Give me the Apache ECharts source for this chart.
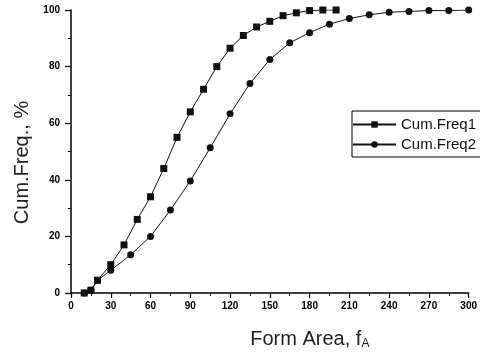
<!DOCTYPE html>
<html>
<head>
<meta charset="utf-8">
<script src="https://cdn.jsdelivr.net/npm/echarts@6/dist/echarts.min.js"></script>
<style>
  html, body { margin: 0; padding: 0; background: #fff; }
  #main { width: 480px; height: 355px; }
</style>
</head>
<body>
<div id="main"></div>
<script>
// 累积频率数据
var freq1X = [10, 15, 20, 30, 40, 50, 60, 70, 80, 90, 100, 110, 120, 130, 140, 150, 160, 170, 180, 190, 200];
var freq1Y = [0, 1, 4.5, 10, 17, 26, 34, 44, 55, 64, 72, 80, 86.5, 91, 94, 96, 98, 99, 99.8, 100, 100];

var freq2X = [10, 15, 20, 30, 45, 60, 75, 90, 105, 120, 135, 150, 165, 180, 195, 210, 225, 240, 255, 270, 285, 300];
var freq2Y = [0, 1, 4.5, 8, 13.5, 20, 29.3, 39.6, 51.3, 63.3, 74, 82.5, 88.4, 92, 95, 97, 98.3, 99.2, 99.5, 99.8, 99.8, 100];

var seriesNames = ['Cum.Freq1', 'Cum.Freq2'];

var toPairs = function(xs, ys) {
    var res = [];
    for (var i = 0; i < xs.length; i++) {
        res.push([xs[i], ys[i]]);
    }
    return res;
};

var myChart = echarts.init(document.getElementById('main'));

var tickFont = {
    color: '#000',
    fontSize: 10,
    fontWeight: 'bold',
    fontFamily: '"Liberation Sans Narrow", "Arial Narrow", "Liberation Sans", sans-serif'
};

option = {
    backgroundColor: '#ffffff',
    animation: false,
    grid: {
        left: 71,
        right: 6,
        top: 10,
        bottom: 59
    },
    legend: {
        orient: 'vertical',
        left: 352,
        top: 111,
        data: seriesNames,
        borderColor: '#000',
        borderWidth: 1,
        padding: [6, 10, 5, 0],
        itemWidth: 43,
        itemHeight: 8,
        itemGap: 5,
        textStyle: {
            color: '#111',
            fontSize: 15,
            fontFamily: '"Liberation Sans", Arial, sans-serif'
        }
    },
    xAxis: {
        type: 'value',
        min: 0,
        max: 300,
        interval: 30,
        name: 'Form Area, f{sub|A}',
        nameLocation: 'middle',
        nameGap: 36,
        nameTextStyle: {
            color: '#222',
            fontSize: 20,
            fontFamily: '"Liberation Sans", Arial, sans-serif',
            padding: [0, 0, 0, 80],
            rich: {
                sub: {
                    fontSize: 12,
                    verticalAlign: 'bottom',
                    padding: [9, 0, 0, 0],
                    color: '#222'
                }
            }
        },
        axisLine: { lineStyle: { color: '#000', width: 1.5 } },
        axisTick: { length: 5, lineStyle: { color: '#000', width: 1.2 } },
        minorTick: { show: true, splitNumber: 2, length: 3, lineStyle: { color: '#000' } },
        splitLine: { show: false },
        axisLabel: Object.assign({ margin: 8 }, tickFont)
    },
    yAxis: {
        type: 'value',
        min: 0,
        max: 100,
        interval: 20,
        name: 'Cum.Freq., %',
        nameLocation: 'middle',
        nameRotate: 90,
        nameGap: 36,
        nameTextStyle: {
            color: '#222',
            fontSize: 20,
            fontFamily: '"Liberation Sans", Arial, sans-serif',
            padding: [0, 22, 0, 0]
        },
        axisLine: { show: true, lineStyle: { color: '#000', width: 1.5 } },
        axisTick: { show: true, length: 6, lineStyle: { color: '#000', width: 1.2 } },
        minorTick: { show: true, splitNumber: 2, length: 3, lineStyle: { color: '#000' } },
        splitLine: { show: false },
        axisLabel: Object.assign({ margin: 11 }, tickFont)
    },
    series: [{
        name: seriesNames[0],
        type: 'line',
        data: toPairs(freq1X, freq1Y),
        symbol: 'rect',
        symbolSize: 7,
        lineStyle: { color: '#111', width: 1 },
        itemStyle: { color: '#111' }
    }, {
        name: seriesNames[1],
        type: 'line',
        data: toPairs(freq2X, freq2Y),
        symbol: 'circle',
        symbolSize: 7,
        lineStyle: { color: '#111', width: 1 },
        itemStyle: { color: '#111' }
    }]
};

myChart.setOption(option);
</script>
</body>
</html>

= = =

The exercise: Every line from the start of the listing above through the line with "var myChart = echarts.init(document.getElementById('main'));" should be repeated exactly; skip the pictures and add nothing else.

Reply:
Give me the Apache ECharts source for this chart.
<!DOCTYPE html>
<html>
<head>
<meta charset="utf-8">
<script src="https://cdn.jsdelivr.net/npm/echarts@6/dist/echarts.min.js"></script>
<style>
  html, body { margin: 0; padding: 0; background: #fff; }
  #main { width: 480px; height: 355px; }
</style>
</head>
<body>
<div id="main"></div>
<script>
// 累积频率数据
var freq1X = [10, 15, 20, 30, 40, 50, 60, 70, 80, 90, 100, 110, 120, 130, 140, 150, 160, 170, 180, 190, 200];
var freq1Y = [0, 1, 4.5, 10, 17, 26, 34, 44, 55, 64, 72, 80, 86.5, 91, 94, 96, 98, 99, 99.8, 100, 100];

var freq2X = [10, 15, 20, 30, 45, 60, 75, 90, 105, 120, 135, 150, 165, 180, 195, 210, 225, 240, 255, 270, 285, 300];
var freq2Y = [0, 1, 4.5, 8, 13.5, 20, 29.3, 39.6, 51.3, 63.3, 74, 82.5, 88.4, 92, 95, 97, 98.3, 99.2, 99.5, 99.8, 99.8, 100];

var seriesNames = ['Cum.Freq1', 'Cum.Freq2'];

var toPairs = function(xs, ys) {
    var res = [];
    for (var i = 0; i < xs.length; i++) {
        res.push([xs[i], ys[i]]);
    }
    return res;
};

var myChart = echarts.init(document.getElementById('main'));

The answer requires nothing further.